↓↓↓

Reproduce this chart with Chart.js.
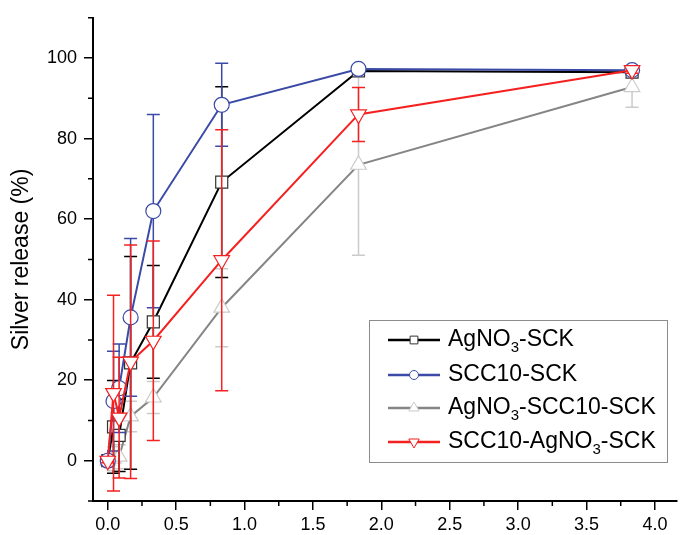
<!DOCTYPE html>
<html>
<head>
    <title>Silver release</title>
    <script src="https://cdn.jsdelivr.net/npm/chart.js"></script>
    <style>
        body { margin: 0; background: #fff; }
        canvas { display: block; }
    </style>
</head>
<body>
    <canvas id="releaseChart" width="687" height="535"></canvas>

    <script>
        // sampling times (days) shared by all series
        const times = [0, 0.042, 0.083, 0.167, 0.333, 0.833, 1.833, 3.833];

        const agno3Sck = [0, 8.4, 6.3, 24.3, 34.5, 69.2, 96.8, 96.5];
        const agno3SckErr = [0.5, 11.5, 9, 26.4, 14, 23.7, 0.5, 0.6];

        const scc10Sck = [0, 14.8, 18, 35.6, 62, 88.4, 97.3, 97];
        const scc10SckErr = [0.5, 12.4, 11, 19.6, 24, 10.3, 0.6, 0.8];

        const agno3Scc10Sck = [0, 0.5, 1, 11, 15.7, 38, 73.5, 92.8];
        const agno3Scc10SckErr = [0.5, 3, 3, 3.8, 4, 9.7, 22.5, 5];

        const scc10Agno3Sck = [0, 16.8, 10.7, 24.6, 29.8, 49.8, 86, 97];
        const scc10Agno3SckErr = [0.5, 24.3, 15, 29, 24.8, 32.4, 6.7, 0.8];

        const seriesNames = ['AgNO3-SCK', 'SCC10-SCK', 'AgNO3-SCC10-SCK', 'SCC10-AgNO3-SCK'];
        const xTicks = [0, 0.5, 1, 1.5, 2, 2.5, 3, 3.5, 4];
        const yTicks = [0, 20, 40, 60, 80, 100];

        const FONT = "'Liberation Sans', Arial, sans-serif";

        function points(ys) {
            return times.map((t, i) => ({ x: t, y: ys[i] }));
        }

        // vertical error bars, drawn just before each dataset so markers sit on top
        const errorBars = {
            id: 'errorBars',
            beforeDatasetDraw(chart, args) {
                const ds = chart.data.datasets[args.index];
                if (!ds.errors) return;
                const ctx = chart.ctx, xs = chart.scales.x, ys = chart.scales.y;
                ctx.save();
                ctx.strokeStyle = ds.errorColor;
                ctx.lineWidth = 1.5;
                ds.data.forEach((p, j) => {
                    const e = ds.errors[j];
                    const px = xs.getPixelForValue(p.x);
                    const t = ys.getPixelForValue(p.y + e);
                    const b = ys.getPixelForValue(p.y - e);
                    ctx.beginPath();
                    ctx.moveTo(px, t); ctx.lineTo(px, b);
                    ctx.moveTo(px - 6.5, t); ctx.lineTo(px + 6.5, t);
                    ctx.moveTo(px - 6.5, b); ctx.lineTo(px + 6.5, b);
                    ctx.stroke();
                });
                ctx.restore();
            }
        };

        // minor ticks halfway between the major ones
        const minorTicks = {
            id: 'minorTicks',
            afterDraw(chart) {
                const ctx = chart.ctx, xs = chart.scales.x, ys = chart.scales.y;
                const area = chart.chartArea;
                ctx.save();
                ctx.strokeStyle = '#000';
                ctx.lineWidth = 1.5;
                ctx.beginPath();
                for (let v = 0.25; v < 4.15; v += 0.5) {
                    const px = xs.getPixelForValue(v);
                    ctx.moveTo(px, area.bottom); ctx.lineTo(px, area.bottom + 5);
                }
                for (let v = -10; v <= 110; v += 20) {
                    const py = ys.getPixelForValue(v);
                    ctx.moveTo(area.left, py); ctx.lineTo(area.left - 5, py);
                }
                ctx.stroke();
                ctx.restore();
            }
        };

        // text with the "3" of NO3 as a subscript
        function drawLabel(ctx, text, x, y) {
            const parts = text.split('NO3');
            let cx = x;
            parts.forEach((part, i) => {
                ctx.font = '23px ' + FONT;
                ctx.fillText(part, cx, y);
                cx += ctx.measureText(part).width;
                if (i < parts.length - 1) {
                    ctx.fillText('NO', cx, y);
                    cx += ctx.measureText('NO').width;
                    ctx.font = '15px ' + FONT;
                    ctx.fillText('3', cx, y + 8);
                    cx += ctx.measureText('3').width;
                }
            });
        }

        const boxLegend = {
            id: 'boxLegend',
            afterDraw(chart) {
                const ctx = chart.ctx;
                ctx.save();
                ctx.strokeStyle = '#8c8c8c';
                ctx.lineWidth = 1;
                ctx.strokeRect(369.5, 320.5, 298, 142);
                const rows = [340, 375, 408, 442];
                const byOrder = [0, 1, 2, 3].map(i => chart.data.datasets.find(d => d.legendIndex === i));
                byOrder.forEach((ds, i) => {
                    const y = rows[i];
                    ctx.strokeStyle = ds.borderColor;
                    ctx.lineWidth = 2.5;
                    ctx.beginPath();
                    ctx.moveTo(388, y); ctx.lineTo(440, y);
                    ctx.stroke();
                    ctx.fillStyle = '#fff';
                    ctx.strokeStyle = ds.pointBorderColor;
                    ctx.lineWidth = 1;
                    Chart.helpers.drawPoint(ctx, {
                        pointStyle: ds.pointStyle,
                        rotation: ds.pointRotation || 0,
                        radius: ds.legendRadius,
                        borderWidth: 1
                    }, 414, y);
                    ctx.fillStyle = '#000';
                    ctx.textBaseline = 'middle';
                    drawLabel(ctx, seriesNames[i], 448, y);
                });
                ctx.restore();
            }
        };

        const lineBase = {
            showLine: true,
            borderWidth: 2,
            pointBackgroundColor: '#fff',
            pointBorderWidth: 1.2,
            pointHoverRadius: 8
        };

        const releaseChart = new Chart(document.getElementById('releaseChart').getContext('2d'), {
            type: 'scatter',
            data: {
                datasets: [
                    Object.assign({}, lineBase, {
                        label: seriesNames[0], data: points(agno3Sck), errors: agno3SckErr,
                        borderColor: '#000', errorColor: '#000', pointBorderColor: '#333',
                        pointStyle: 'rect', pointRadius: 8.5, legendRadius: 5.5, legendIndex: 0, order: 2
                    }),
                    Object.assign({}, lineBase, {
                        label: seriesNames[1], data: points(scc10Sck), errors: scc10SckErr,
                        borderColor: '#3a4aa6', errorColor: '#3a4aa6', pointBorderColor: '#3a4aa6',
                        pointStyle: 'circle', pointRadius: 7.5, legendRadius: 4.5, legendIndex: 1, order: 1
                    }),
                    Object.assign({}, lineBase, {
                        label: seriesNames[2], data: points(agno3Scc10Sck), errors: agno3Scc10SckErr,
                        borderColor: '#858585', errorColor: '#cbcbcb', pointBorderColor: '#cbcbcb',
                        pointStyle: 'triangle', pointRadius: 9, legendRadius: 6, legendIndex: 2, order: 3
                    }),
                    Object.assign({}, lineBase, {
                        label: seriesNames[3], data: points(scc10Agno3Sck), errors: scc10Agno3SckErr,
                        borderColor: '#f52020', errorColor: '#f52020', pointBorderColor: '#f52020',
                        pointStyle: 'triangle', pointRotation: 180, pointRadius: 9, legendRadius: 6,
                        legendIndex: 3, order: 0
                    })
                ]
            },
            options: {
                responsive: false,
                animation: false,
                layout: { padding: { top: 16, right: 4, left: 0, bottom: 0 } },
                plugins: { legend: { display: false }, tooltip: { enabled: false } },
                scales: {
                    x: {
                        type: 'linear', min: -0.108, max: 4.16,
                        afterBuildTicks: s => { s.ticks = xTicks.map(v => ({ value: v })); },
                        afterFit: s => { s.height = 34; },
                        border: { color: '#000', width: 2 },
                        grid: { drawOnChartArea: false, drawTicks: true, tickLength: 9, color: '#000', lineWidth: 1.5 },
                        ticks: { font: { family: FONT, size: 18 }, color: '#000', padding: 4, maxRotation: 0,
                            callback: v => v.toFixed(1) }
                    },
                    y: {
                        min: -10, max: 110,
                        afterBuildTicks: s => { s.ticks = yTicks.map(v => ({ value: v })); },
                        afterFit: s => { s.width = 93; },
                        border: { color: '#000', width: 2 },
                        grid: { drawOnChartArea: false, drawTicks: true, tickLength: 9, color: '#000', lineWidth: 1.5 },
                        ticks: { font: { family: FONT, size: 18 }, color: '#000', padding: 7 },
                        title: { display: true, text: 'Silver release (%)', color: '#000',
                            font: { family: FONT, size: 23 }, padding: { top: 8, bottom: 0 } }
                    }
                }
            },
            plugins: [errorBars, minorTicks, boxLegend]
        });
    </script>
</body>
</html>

↑↑↑

What you need to do | Your task is to restate word for word the lines from the top of the data to the line containing "const agno3Scc10SckErr = [0.5, 3, 3, 3.8, 4, 9.7, 22.5, 5];", both ends included, with every picture left out.

In response |
Reproduce this chart with Chart.js.
<!DOCTYPE html>
<html>
<head>
    <title>Silver release</title>
    <script src="https://cdn.jsdelivr.net/npm/chart.js"></script>
    <style>
        body { margin: 0; background: #fff; }
        canvas { display: block; }
    </style>
</head>
<body>
    <canvas id="releaseChart" width="687" height="535"></canvas>

    <script>
        // sampling times (days) shared by all series
        const times = [0, 0.042, 0.083, 0.167, 0.333, 0.833, 1.833, 3.833];

        const agno3Sck = [0, 8.4, 6.3, 24.3, 34.5, 69.2, 96.8, 96.5];
        const agno3SckErr = [0.5, 11.5, 9, 26.4, 14, 23.7, 0.5, 0.6];

        const scc10Sck = [0, 14.8, 18, 35.6, 62, 88.4, 97.3, 97];
        const scc10SckErr = [0.5, 12.4, 11, 19.6, 24, 10.3, 0.6, 0.8];

        const agno3Scc10Sck = [0, 0.5, 1, 11, 15.7, 38, 73.5, 92.8];
        const agno3Scc10SckErr = [0.5, 3, 3, 3.8, 4, 9.7, 22.5, 5];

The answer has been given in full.